One day after President Obama announced a sweeping review of federal regulations, the Occupational Safety and Health Administration dropped its controversial proposal to mandate quieter workplaces.
The rule—“Interpretation of OSHA’s Provisions for Feasible Administrative or Engineering Controls of Occupational Noise”—would have clarified the term “feasible administrative or engineering controls” as used in OSHA’s noise standard.
The effect would have been to require that employers rely primarily on engineering controls to keep workplace noise exposures below 100 decibels, rather than force employees to rely on hearing protection.
‘Controls Must Be Used’
The proposal was published Oct. 19 in the Federal Register.
“[H]earing protection alone cannot prevent workers from suffering preventable hearing loss,” Dr. David Michaels, OSHA Administrator, said at the time. “Easily applied administrative or engineering controls can and must be used to protect workers.”
Business and employer groups, however, called the measure a reversal of decades of OSHA practice, said it would be too costly to implement, and requested more time to review the proposal.
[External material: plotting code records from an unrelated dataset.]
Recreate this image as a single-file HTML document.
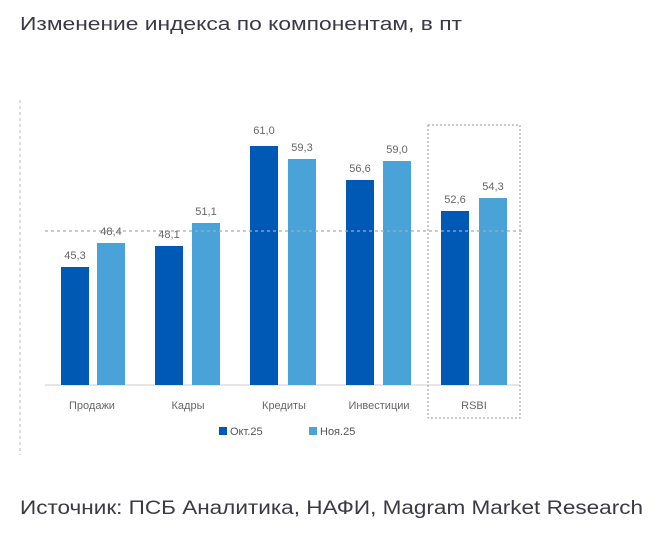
<!DOCTYPE html>
<html><head><meta charset="utf-8"><style>
body{margin:0;width:658px;height:529px;background:#fff;overflow:hidden;font-family:"Liberation Sans","DejaVu Sans",sans-serif}
</style></head><body>
<svg width="658" height="529" xmlns="http://www.w3.org/2000/svg" font-family="Liberation Sans, DejaVu Sans, sans-serif">
<text x="20" y="30" font-size="18.5" fill="#3a3a44" textLength="442" lengthAdjust="spacingAndGlyphs">Изменение индекса по компонентам, в пт</text>
<line x1="20" y1="100" x2="20" y2="455" stroke="#bbb" stroke-dasharray="3,3"/>
<line x1="45" y1="385" x2="520" y2="385" stroke="#ddd" stroke-width="1.5"/>
<rect x="428" y="125" width="92" height="293" fill="none" stroke="#999" stroke-dasharray="2,2"/>
<g fill="#0059b5">
<rect x="61" y="267" width="28" height="118"/>
<rect x="155" y="246" width="28" height="139"/>
<rect x="250" y="146" width="28" height="239"/>
<rect x="346" y="180" width="28" height="205"/>
<rect x="441" y="211" width="28" height="174"/>
</g>
<g fill="#4aa3d8">
<rect x="97" y="243" width="28" height="142"/>
<rect x="192" y="223" width="28" height="162"/>
<rect x="288" y="159" width="28" height="226"/>
<rect x="383" y="161" width="28" height="224"/>
<rect x="479" y="198" width="28" height="187"/>
</g>
<line x1="45" y1="231" x2="522" y2="231" stroke="#aaa" stroke-dasharray="3,3" stroke-width="1.3"/>
<g font-size="11" fill="#666" text-anchor="middle">
<text x="75" y="259">45,3</text><text x="111" y="235">48,4</text>
<text x="169" y="238">48,1</text><text x="206" y="215">51,1</text>
<text x="264" y="134">61,0</text><text x="302" y="151">59,3</text>
<text x="360" y="172">56,6</text><text x="397" y="153">59,0</text>
<text x="455" y="203">52,6</text><text x="493" y="190">54,3</text>
<text x="92" y="409">Продажи</text><text x="188" y="409">Кадры</text>
<text x="284" y="409">Кредиты</text><text x="379" y="409">Инвестиции</text>
<text x="474" y="409">RSBI</text>
</g>
<rect x="219" y="427" width="8" height="8" fill="#0059b5"/>
<text x="230" y="435" font-size="11" fill="#555">Окт.25</text>
<rect x="309" y="427" width="8" height="8" fill="#4aa3d8"/>
<text x="320" y="435" font-size="11" fill="#555">Ноя.25</text>
<text x="20" y="514" font-size="19" fill="#3a3a44" textLength="623" lengthAdjust="spacingAndGlyphs">Источник: ПСБ Аналитика, НАФИ, Magram Market Research</text>
</svg>
</body></html>
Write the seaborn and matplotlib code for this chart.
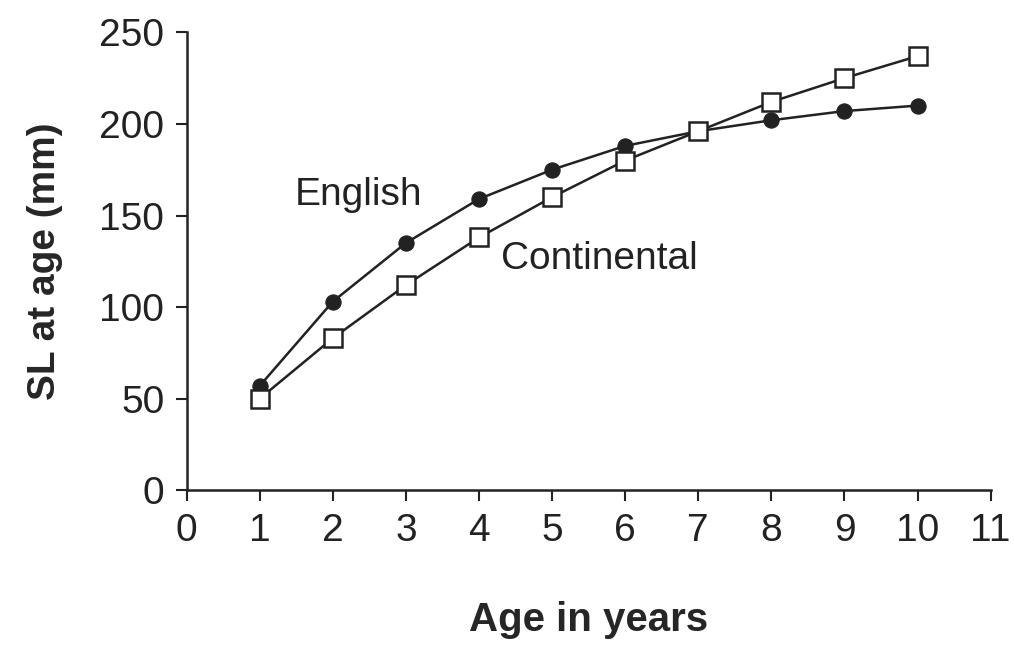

That extension was granted in December.
On Wednesday (Jan. 19), however, OSHA abruptly backed down and withdrew the measure altogether.
“[It] is clear from the concerns raised about this proposal that addressing this problem requires much more public outreach and many more resources than we had originally anticipated,” said Michaels.
“We are sensitive to the possible costs associated with improving worker protection and have decided to suspend work on this proposed modification while we study other approaches to abating workplace noise hazards.”
Obama Orders Regulatory Review
OSHA’s retreat came a day after President Obama announced a government-wide review of federal regulations “that stifle job creation and make our economy less competitive.”
Obama said his goal was to “help bring order to regulations that have become a patchwork of overlapping rules, the result of tinkering by administrations and legislators of both parties and the influence of special interests in Washington over decades.”
He said the government would continue to enforce safety, including “efforts to target chronic violators of workplace safety laws,” but would “root out regulations that conflict, that are not worth the cost, or that are just plain dumb.”
He also said he was “directing federal agencies to do more to account for—and reduce—the burdens regulations may place on small businesses,” which “drive growth and create most new jobs.”
“We need to make sure nothing stands in their way,” he said.
The review follows widespread and growing criticism by many industries that Obama’s OSHA and Environmental Protection Agency have overstepped their authority and are mandating measures that accomplish little while choking economic growth.
The unpopular noise proposal led to a meeting this month between Michaels and the offices of Sen. Olympia Snowe (R-ME) and Sen. Joseph Lieberman (D-CT). They are members of the Senate Committee on Small Business and Entrepreneurship and co-chair the Senate Task Force on Manufacturing.
While changing course, OSHA noted that high workplace noise levels still cause preventable hearing loss in thousands of workers each year—a toll it remained determined to address.
The agency said it would continue to review comments on the noise proposal and initiate “robust outreach and compliance assistance” to provide guidance to employers on reducing workplace noise.
The National Association of Manufacturers (NAM), which represents manufacturers in every industrial sector, called the proposal’s cancellation “an important step in beginning to restore the collaborative relationship between OSHA and employers that has proven over the years to be the most effective approach to improving workplace safety.”
Withdrawing the “unnecessary proposal is a clear sign that the agency heeded the calls of manufacturers regarding the economic impact of these expensive and burdensome noise control requirements,” said Joe Trauger, NAM vice president for human resources policy.
“Manufacturers hope this decision signals that OSHA will slow down on other costly and unwarranted rules that will crush economic growth and job creation.”